Mumbai, Sep 29 (IANS) Describing the Reserve Bank of India’s 50 basis points cut in its short term lending rate as more than what markets expected, international credit ratings agency Moody’s on Tuesday said the move indicates the RBI wanted to give an “aggressive stimulus” to subdued growth trends.
“The 50 basis point cut in the repo rate was higher than the market expectation of 25 basis points. This suggests that the RBI sees underlying growth trends as subdued enough to require more aggressive stimulus,” Moody’s Investors Service associate managing director Atsi Sheth said in a statement.
The RBI on Tuesday cut its repo rate, at which it lends to commercial banks, by 50 basis points, but made a pitch for passing it on to consumers in the form of cheaper personal and commercial credit. Stakeholders expected a 25-basis-point cut.
While the repurchase rate, or the interest charged on short-term borrowings, stands cut to 6.75 percent, it will take commercial banks to lower their own lending rates for personal, automobile, housing and commercial loans, translating into lower EMIs.
“The economic impact of the cut will depend on the speed and extent to which it translates into lower borrowing costs for households and investors,” Sheth said.
Fears over deficient rains in the current monsoon season and gradual progress of reforms had prompted Moody’s last month to lower India’s growth forecast for this year by 50 basis points to 7 percent.
“We have revised our GDP growth (for India) forecast down to around 7 percent in light of a drier than average monsoon although rainfall was not as low as feared at the start of the season,” it said in its latest “Global Macro Outlook 2015-16” released on Tuesday.

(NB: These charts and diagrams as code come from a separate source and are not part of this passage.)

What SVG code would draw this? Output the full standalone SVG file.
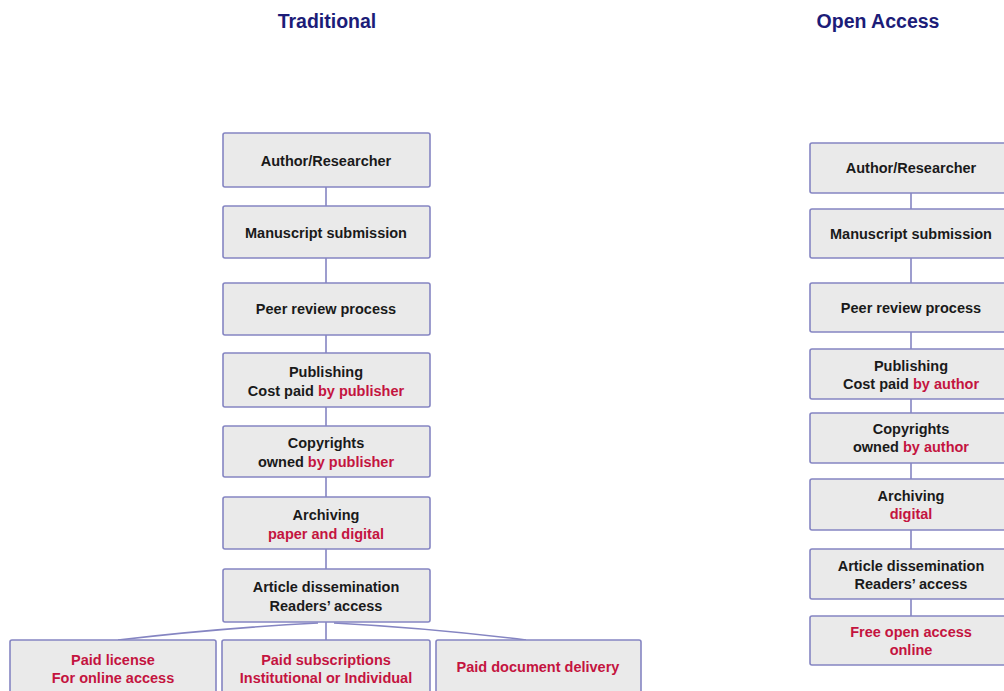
<svg xmlns="http://www.w3.org/2000/svg" width="1004" height="691" viewBox="0 0 1004 691">
<style>
.box{fill:#eaeaea;stroke:#8585c2;stroke-width:1.6}
.t{font-family:"Liberation Sans",Arial,sans-serif;font-weight:bold;font-size:14.5px;fill:#1a1a1a;text-anchor:middle}
.r{fill:#c4143f}
.h{font-family:"Liberation Sans",Arial,sans-serif;font-weight:bold;font-size:19.5px;fill:#1c1c78;text-anchor:middle}
.c{stroke:#8585c2;stroke-width:1.6;fill:none}
</style>
<rect width="1004" height="691" fill="#ffffff"/>
<text class="h" x="327" y="28">Traditional</text>
<text class="h" x="878" y="28">Open Access</text>
<g id="connectors">
<line class="c" x1="326" y1="187" x2="326" y2="206"/>
<line class="c" x1="326" y1="258" x2="326" y2="283"/>
<line class="c" x1="326" y1="335" x2="326" y2="353"/>
<line class="c" x1="326" y1="407" x2="326" y2="426"/>
<line class="c" x1="326" y1="477" x2="326" y2="497"/>
<line class="c" x1="326" y1="549" x2="326" y2="569"/>
<line class="c" x1="326" y1="622" x2="326" y2="640"/>
<path class="c" d="M318 623 Q220 628 118 640"/>
<path class="c" d="M334 623 Q430 628 526 640"/>
<line class="c" x1="911" y1="193" x2="911" y2="209"/>
<line class="c" x1="911" y1="258" x2="911" y2="283"/>
<line class="c" x1="911" y1="332" x2="911" y2="349"/>
<line class="c" x1="911" y1="399" x2="911" y2="413"/>
<line class="c" x1="911" y1="463" x2="911" y2="479"/>
<line class="c" x1="911" y1="530" x2="911" y2="549"/>
<line class="c" x1="911" y1="599" x2="911" y2="616"/>
</g>
<g id="t1"><rect class="box" x="223" y="133" width="207" height="54" rx="2"/><text class="t" x="326" y="166">Author/Researcher</text></g>
<g id="t2"><rect class="box" x="223" y="206" width="207" height="52" rx="2"/><text class="t" x="326" y="238">Manuscript submission</text></g>
<g id="t3"><rect class="box" x="223" y="283" width="207" height="52" rx="2"/><text class="t" x="326" y="314">Peer review process</text></g>
<g id="t4"><rect class="box" x="223" y="353" width="207" height="54" rx="2"/><text class="t" x="326" y="377">Publishing</text><text class="t" x="326" y="396">Cost paid <tspan class="r">by publisher</tspan></text></g>
<g id="t5"><rect class="box" x="223" y="426" width="207" height="51" rx="2"/><text class="t" x="326" y="448">Copyrights</text><text class="t" x="326" y="467">owned <tspan class="r">by publisher</tspan></text></g>
<g id="t6"><rect class="box" x="223" y="497" width="207" height="52" rx="2"/><text class="t" x="326" y="520">Archiving</text><text class="t r" x="326" y="539">paper and digital</text></g>
<g id="t7"><rect class="box" x="223" y="569" width="207" height="53" rx="2"/><text class="t" x="326" y="592">Article dissemination</text><text class="t" x="326" y="611">Readers’ access</text></g>
<g id="t8"><rect class="box" x="10" y="640" width="206" height="60" rx="2"/><text class="t r" x="113" y="665">Paid license</text><text class="t r" x="113" y="683">For online access</text></g>
<g id="t9"><rect class="box" x="222" y="640" width="208" height="60" rx="2"/><text class="t r" x="326" y="665">Paid subscriptions</text><text class="t r" x="326" y="683">Institutional or Individual</text></g>
<g id="t10"><rect class="box" x="436" y="640" width="205" height="60" rx="2"/><text class="t r" x="538" y="672">Paid document delivery</text></g>
<g id="o1"><rect class="box" x="810" y="143" width="204" height="50" rx="2"/><text class="t" x="911" y="173">Author/Researcher</text></g>
<g id="o2"><rect class="box" x="810" y="209" width="204" height="49" rx="2"/><text class="t" x="911" y="239">Manuscript submission</text></g>
<g id="o3"><rect class="box" x="810" y="283" width="204" height="49" rx="2"/><text class="t" x="911" y="313">Peer review process</text></g>
<g id="o4"><rect class="box" x="810" y="349" width="204" height="50" rx="2"/><text class="t" x="911" y="371">Publishing</text><text class="t" x="911" y="389">Cost paid <tspan class="r">by author</tspan></text></g>
<g id="o5"><rect class="box" x="810" y="413" width="204" height="50" rx="2"/><text class="t" x="911" y="434">Copyrights</text><text class="t" x="911" y="452">owned <tspan class="r">by author</tspan></text></g>
<g id="o6"><rect class="box" x="810" y="479" width="204" height="51" rx="2"/><text class="t" x="911" y="501">Archiving</text><text class="t r" x="911" y="519">digital</text></g>
<g id="o7"><rect class="box" x="810" y="549" width="204" height="50" rx="2"/><text class="t" x="911" y="571">Article dissemination</text><text class="t" x="911" y="589">Readers’ access</text></g>
<g id="o8"><rect class="box" x="810" y="616" width="204" height="49" rx="2"/><text class="t r" x="911" y="637">Free open access</text><text class="t r" x="911" y="655">online</text></g>
</svg>
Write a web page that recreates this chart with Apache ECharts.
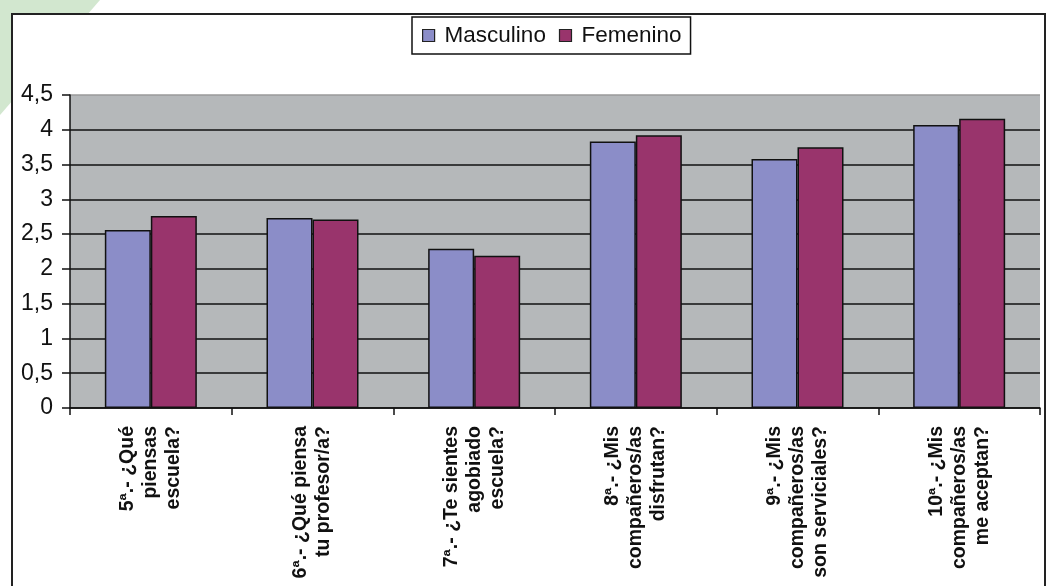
<!DOCTYPE html>
<html>
<head>
<meta charset="utf-8">
<script src="https://cdn.jsdelivr.net/npm/echarts@6/dist/echarts.min.js"></script>
<style>
  html, body { margin: 0; padding: 0; background: #ffffff; }
  #chart { width: 1055px; height: 586px; }
</style>
</head>
<body>
<div id="chart"></div>
<script>
// Survey questions (category axis)
const categories = [
  '5ª.- ¿Qué\npiensas\nescuela?',
  '6ª.- ¿Qué piensa\ntu profesor/a?',
  '7ª.- ¿Te sientes\nagobiado\nescuela?',
  '8ª.- ¿Mis\ncompañeros/as\ndisfrutan?',
  '9ª.- ¿Mis\ncompañeros/as\nson serviciales?',
  '10ª.- ¿Mis\ncompañeros/as\nme aceptan?'
];

// Mean scores by group
const masculino = [2.56, 2.73, 2.29, 3.83, 3.58, 4.07];
const femenino  = [2.76, 2.71, 2.19, 3.92, 3.75, 4.16];

// Value axis range
const yMin = 0;
const yMax = 4.5;
const yStep = 0.5;

const FONT = '"Liberation Sans", Arial, sans-serif';

const chart = echarts.init(document.getElementById('chart'), null, { renderer: 'canvas' });

// One colour per split line (index 0 = baseline); the top line is softer grey
const splitColors = [];
for (let v = yMin; v <= yMax + 1e-9; v += yStep) splitColors.push('#111111');
splitColors[splitColors.length - 1] = '#9a9a9a';

chart.setOption({
  animation: false,
  backgroundColor: '#ffffff',
  textStyle: { fontFamily: FONT },
  graphic: [
    {
      type: 'polygon',
      z: -20,
      silent: true,
      shape: { points: [[0, 0], [100, 0], [0, 115]] },
      style: { fill: '#d2e7cf' }
    },
    {
      type: 'rect',
      z: -10,
      silent: true,
      shape: { x: 12, y: 14, width: 1033, height: 610 },
      style: { fill: '#ffffff', stroke: '#222222', lineWidth: 2 }
    }
  ],
  legend: {
    left: 412,
    top: 17,
    padding: [7, 9, 7, 10],
    itemGap: 13,
    itemWidth: 12,
    itemHeight: 12,
    borderColor: '#111111',
    borderWidth: 1.5,
    backgroundColor: '#ffffff',
    icon: 'rect',
    textStyle: { fontFamily: FONT, fontSize: 22.5, color: '#111111', padding: [0, 0, 0, 5] },
    itemStyle: { borderColor: '#222222', borderWidth: 1.2 },
    data: ['Masculino', 'Femenino']
  },
  grid: {
    left: 70,
    right: 15,
    top: 95,
    bottom: 178,
    show: true,
    backgroundColor: '#b5b8ba',
    borderWidth: 0
  },
  xAxis: {
    type: 'category',
    data: categories,
    axisLine: { show: true, lineStyle: { color: '#111111', width: 1.5 } },
    axisTick: { show: true, length: 7, lineStyle: { color: '#111111', width: 1.5 } },
    axisLabel: {
      rotate: 90,
      margin: 18,
      interval: 0,
      fontFamily: FONT,
      fontSize: 19.5,
      fontWeight: 'bold',
      lineHeight: 23,
      color: '#111111'
    }
  },
  yAxis: {
    type: 'value',
    min: yMin,
    max: yMax,
    interval: yStep,
    axisLine: { show: true, lineStyle: { color: '#111111', width: 1.5 } },
    axisTick: { show: true, length: 8, lineStyle: { color: '#111111', width: 1.5 } },
    axisLabel: {
      margin: 17,
      fontFamily: FONT,
      fontSize: 23,
      color: '#111111',
      formatter: v => String(v).replace('.', ',')
    },
    splitLine: { show: true, lineStyle: { color: splitColors, width: 1.5 } }
  },
  series: [
    {
      name: 'Masculino',
      type: 'bar',
      data: masculino,
      barWidth: 46,
      barGap: '0%',
      itemStyle: { color: '#8b8dc8', borderColor: '#111111', borderWidth: 1.5 }
    },
    {
      name: 'Femenino',
      type: 'bar',
      data: femenino,
      barWidth: 46,
      barGap: '0%',
      itemStyle: { color: '#99346c', borderColor: '#111111', borderWidth: 1.5 }
    }
  ]
});
</script>
</body>
</html>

“One main risk to our forecast is that the pace of reforms slows significantly as consensus behind the need for reform weakens once the least controversial aspects of the government’s plan have been implemented,” it said.
One such reform, as indicated above, is the introduction of a pan-India goods and services tax regime, which is a lengthy process — beginning with an amendment to the Constitution and approvals by at least 15 states.
Welcoming the RBI’s decision, Finance Minister Arun Jaitley said on Tuesday this will support growth while showing that inflationary pressures were now moderating.
“Today’s rate cut will boost investment and growth. We are looking forward now to the transmission of these cuts, which will help boost economy and confidence,” the finance minister said in New Delhi.